Trois ans plus tard, il réalisera Femme écrivant une lettre et sa servante. Bien que ce tableau soit celui qui montre le plus détails –c’est le tableau le plus chargé des trois– il est aussi le plus feutré.
Voleurs d’art
Depuis qu’il a quitté l’atelier de Vermeer, ce tableau a connu bien des péripéties. Après la mort du peintre, sa veuve Catharina Bolnes donna la toile en gage au boulanger Hendrik van Buyten, à qui elle devait encore six cent dix-sept florins et six sous. Après de nombreuses errances, l’œuvre fut acquise en 1895 par le Hambourgeois Alfred Beit (1853-1906), résidant en Afrique du Sud, qui avait fait fortune dans les mines de diamants et d’or. Par héritage, la toile atterrit chez son neveu et homonyme (1903-1994), qui logea sa collection de peintures dans la maison de campagne Russborough, près de Dublin. Malheureusement, cette collection s’avéra extrêmement recherchée des voleurs d’art. En 1974, la Femme écrivant une lettre et sa servante fut emporté par l’IRA aux côtés de 18 autres tableaux. Mais pas pour longtemps: les œuvres furent retrouvées une semaine plus tard, le Vermeer n’étant que légèrement endommagé.
C’est une pensée merveilleuse: qu’un boulanger de Delft, un riche industriel et des voleurs d’art aient porté sur le tableau le même regard attentif que moi aujourd’hui
Douze ans plus tard, le 12 mai 1986, la toile sera de nouveau volée, ainsi que 16 autres tableaux. Il disparaîtra de la face du monde. Après des années de recherches internationales et de négociations secrètes, les œuvres purent enfin retourner à Russborough en septembre 1993. Le propriétaire légua le Vermeer à la National Gallery of Ireland à Dublin. C’est une pensée merveilleuse: qu’un boulanger de Delft, un riche industriel et des voleurs d’art aient porté sur le tableau le même regard attentif que moi aujourd’hui.
Une question de lumière
Dans mes rêves, je sais pourquoi Vermeer dépasse tous les autres. Dans mes rêves, je peux décrire exactement comment il exerce sa magie. Il s’agit bien sûr de la lumière, de la façon dont les plis d’une veste sont peints, dont une main tient ou pose une plume, dont on peut voir qu’une servante attend quelque chose, dont il laisse beaucoup de choses de côté tout en racontant une histoire que l’on ne peut quitter des yeux.
La femme ne remarque rien
Il fait chaud: des trois épistolières de Vermeer, elle est la seule à ne pas porter la veste jaune bordée de fourrure. Son col blanc repose mollement sur son cou nu, ses avant-bras nus reposent sur la nappe qui gratte. La servante attend de plus en plus impatiemment, un coin de la nappe traîne négligemment sur le sol. La lettre froissée, la chaise repoussée, le tableau chargé à l’arrière-plan dans lequel Moïse est trouvé dans son panier, toute cette agitation. La femme ne la remarque pas… Elle écrit.

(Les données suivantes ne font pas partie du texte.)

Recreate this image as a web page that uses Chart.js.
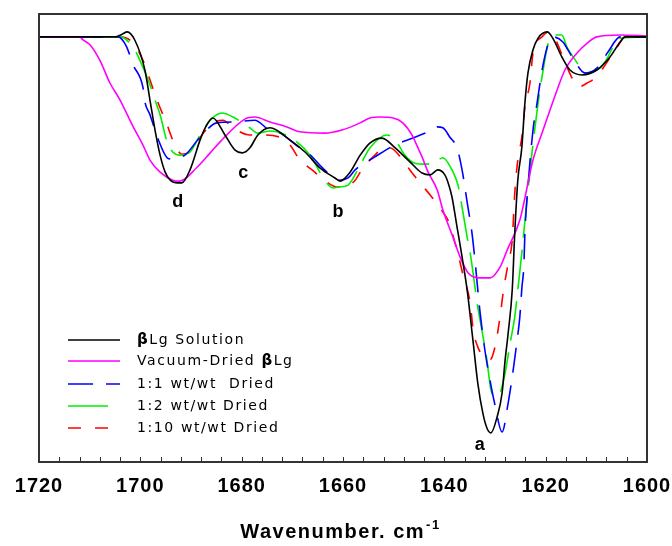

La servante a poussé un peu le rideau. Elle regarde toujours à l’extérieur. On dirait qu’elle dit quelque chose. Mais maintenant, la lumière danse dans la pièce, une lumière qui éclaire la femme épistolière, la rendant presque transparente. La lumière peint sa main, sa plume, sa lettre. La lumière peint son cou et son visage. La lumière s’est emparée du pinceau de Vermeer et peint maintenant des manches et un chapeau de papier. La femme elle-même s’est transformée en papier. Elle est devenue sa lettre.